Selain basa-basi mengawali percakapan atau opening, ada basa-basi pre-closing, yakni ketika menjelang
mengakhiri percakapan. Contohnya, ketika akan mengakhiri percakapan dengan
orang yang baru berkenalan tadi, biasanya ada basa-basi yang mengungkapkan
bahwa kita tadi senang berkenalan dengan mitra tutur kita, dengan ungkapan
seperti ‘it was nice meeting you’ dan
sejenisnya. Perhatikan bahwa pada saat ini kita menggunakan ‘was’, sedangkan pada awal perkenalan
kita menggunakan ‘is’ yang lazimnya
disingkat atau dihilangkan bersama subjeknya (‘it’s nice meeting you’, atau ‘it’s
nice to meet you’ atau ‘nice to meet you’). Bila percakapannya berlangsung
dengan orang yang sudah kita kenal, basa-basi pre-closingnya antara lain seperti contoh berikut: ‘it was nice seeing you again’. ‘it was nice talking to you’ dan
sejenisnya. Bedakan bahwa ketika pertama kali bertemu/berkenalan kita
menggunakan kata ‘meet’ sedangkan
bila kita sudah kenal kita menggunakan ‘see’,
karena ‘meet’ di sini lebih bermakna
‘berkenalan’ sedangkan ‘see’ bermakna
‘berjumpa’. Jadi, bila kita sedang asyik
bercakap-cakap, lalu teringat bahwa kita harus segera berhenti bercakap-cakap
karena ada acara lain, maka kita bisa mengatakan misalnya ‘it was nice meeting
you, Dave, but I have to go’, atau ‘it was nice talking to you, John, but I
have things to catch up’, dan sejenisnya. Serupa dengan contoh sebelumnya di
atas, dalam budaya kita juga akan terasa aneh atau berlebihan apabila kita
hendak mengakhiri suatu percakapan lalu mengucapkan ‘tadi senang sekali
berkenalan dengan Anda’, atau ‘senang sekali jumpa denganmu lagi tadi ini’, dan
seterusnya.Dalam budaya kita, basa-basi dalam pre-closingsangat minimal; tidak ada ucapan ‘senang tadi berbicara
dengan Anda’ dan sejenisnya.
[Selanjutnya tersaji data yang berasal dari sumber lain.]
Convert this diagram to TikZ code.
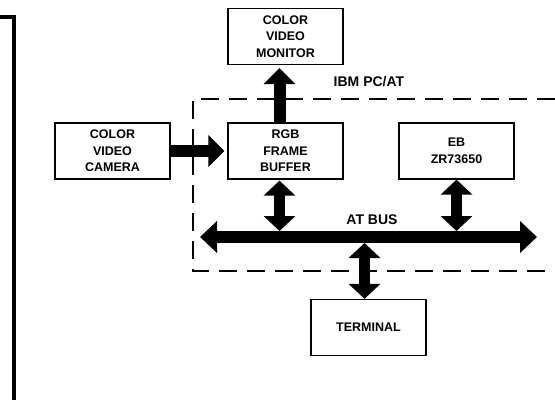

Biasanya, kita akan langsung menyebutkan keperluan
kita, misalnya ‘maaf saya ada acara lain’ dan sejenisnya. Saya teringat
kejadian di tahun 1993 ketika di Australia. Salah satu host dari peserta pertukaran pemuda mengundang seluruh peserta
pertukaran pemuda dari Indonesia yang berjumlah 26 orang untuk pesta barbeque. Selesai berpesta, sekitar jam
22.00 malam, mereka semua pulang, mengucapkan ‘thank you’ dan ‘goodbye’
dan…blas!!! semua pulang. Tuan rumah
yang asli Australia, bersama dengan tamu-tamu Australia lainnya,
terbengong-bengong kaget. Mungkin karena kepergian pemuda-pemudi Indonesia ini
terasa tiba-tiba; sehabis bermain gitar, menyanyi-nyanyi, berbicara-bicara, dan
makan-makan, lalu langsung bubar!
Barangkali ini kebiasaan yang terbawa dari budaya kita, cukup mengatakan
‘pulang dulu ya?’ dan sejenisnya, tanpa ada basa-basipre-closing. Dalam acara undangan makan, basa-basi dalam budaya
tutur bahasa Inggris adalah mengungkapkan pujian atas sajian makannya, selain
berterimakasih. Jadi, ketika sedang menikmati
makan, biasanya ada ungkapan semacam ‘the soup is so nice’, atau ‘it’s
beautiful’, atau ‘hm..it’s delicious’ atau ‘it’s so good’, atau ‘it’s great’
dan sejenisnya, dan ketika kita selesai acara dan sebelum berpamitan, biasanya
perlu mengulang dengan mengatakan ‘the dinner was beautiful, Anne. Thank you’
dan sejenisnya (perhatikan penggunaan ‘was’).
Setelah melalui tahap pre-closing, barulah percakapan diakhiri dengan closing, yaitu dengan ucapan ‘goodbye’, ‘see you’, dan sejenisnya.
Jadi, bila kita amati, dalam komunikasi interpersonal, budaya tutur
bahasa Inggris memiliki banyak basa-basi, walaupun secara umum budaya Barat
lebih direct daripada budaya
Indonesia. Karena itu, bila kita
terlibat dalam komunikasi di kancah internasional, ada
baiknya memperhatikan aspek basa-basi ini, agar komunikasi terjalin nyaman.